-- START Provided records --

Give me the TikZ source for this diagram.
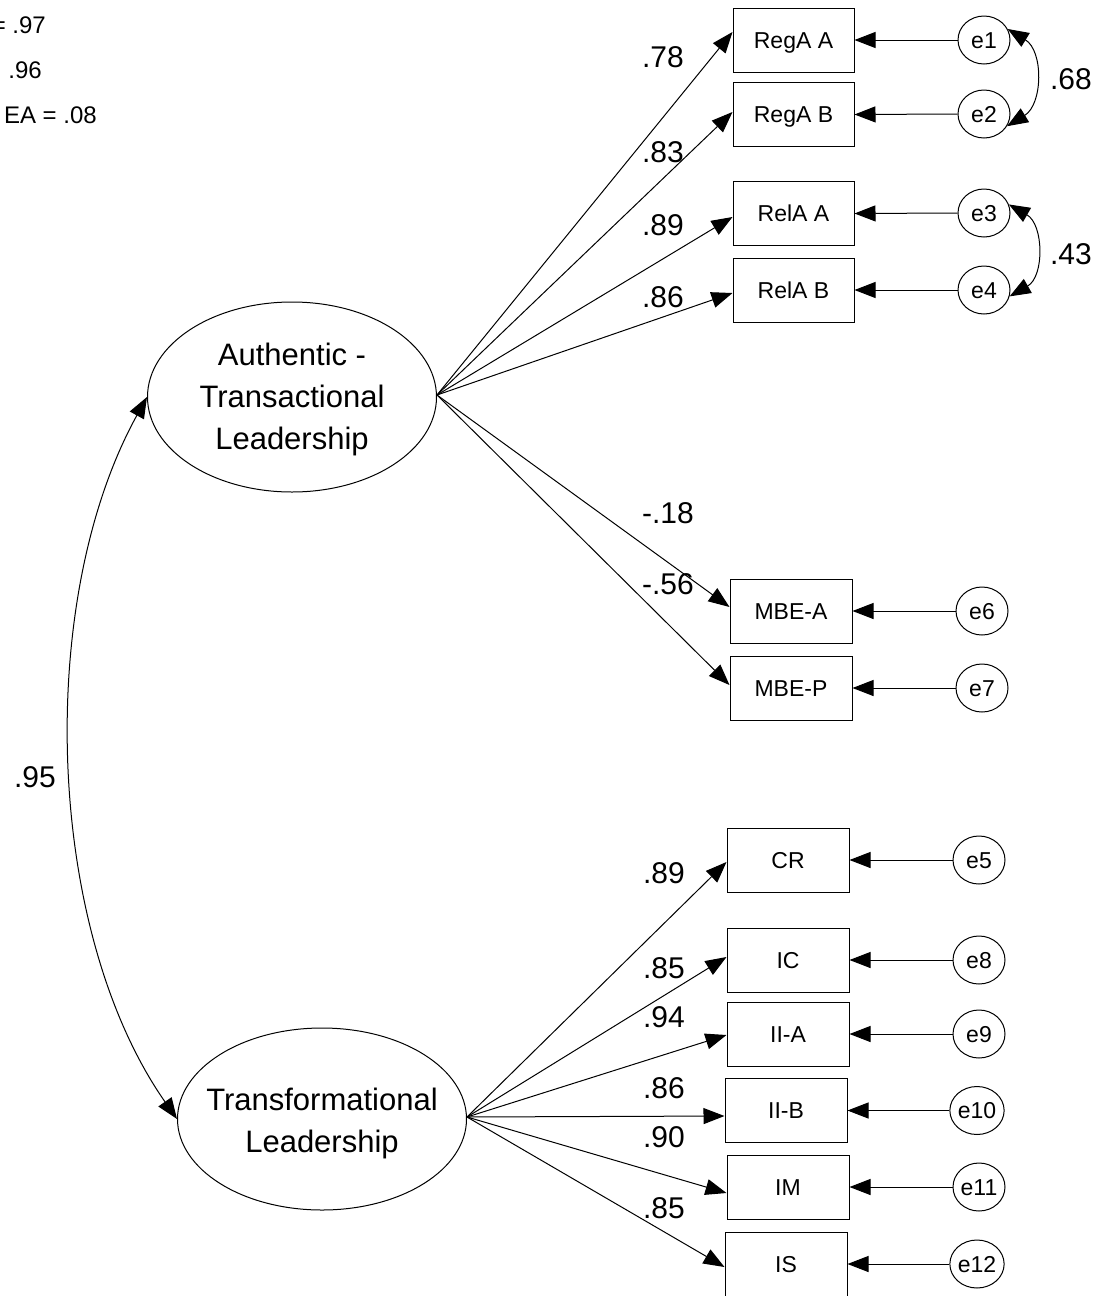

-- END Provided records --
-- START Provided records --

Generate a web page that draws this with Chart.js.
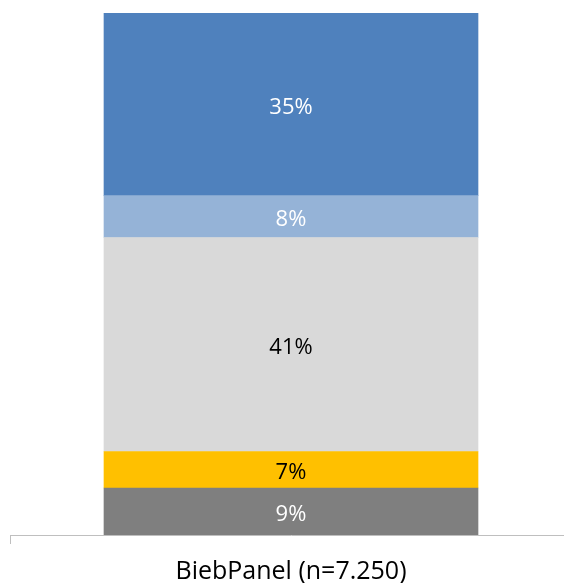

-- END Provided records --
-- START Provided records --

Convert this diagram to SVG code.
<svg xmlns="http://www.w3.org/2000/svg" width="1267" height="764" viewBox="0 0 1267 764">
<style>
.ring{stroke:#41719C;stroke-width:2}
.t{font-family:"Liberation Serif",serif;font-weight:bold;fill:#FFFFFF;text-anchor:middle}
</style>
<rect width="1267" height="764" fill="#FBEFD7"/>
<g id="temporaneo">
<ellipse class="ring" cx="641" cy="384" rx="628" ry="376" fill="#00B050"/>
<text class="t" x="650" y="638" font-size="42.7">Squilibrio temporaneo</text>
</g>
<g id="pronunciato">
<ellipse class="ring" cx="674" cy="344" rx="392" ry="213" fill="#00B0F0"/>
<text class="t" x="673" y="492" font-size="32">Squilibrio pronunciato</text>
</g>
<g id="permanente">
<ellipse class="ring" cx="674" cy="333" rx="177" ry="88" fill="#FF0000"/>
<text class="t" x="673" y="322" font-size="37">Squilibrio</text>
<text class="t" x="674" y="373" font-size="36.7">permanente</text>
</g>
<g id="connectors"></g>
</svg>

-- END Provided records --

(Problem details) Go through the listing above and list every line that has the word "diagram".

(Exercise response)
Give me the TikZ source for this diagram.
Convert this diagram to SVG code.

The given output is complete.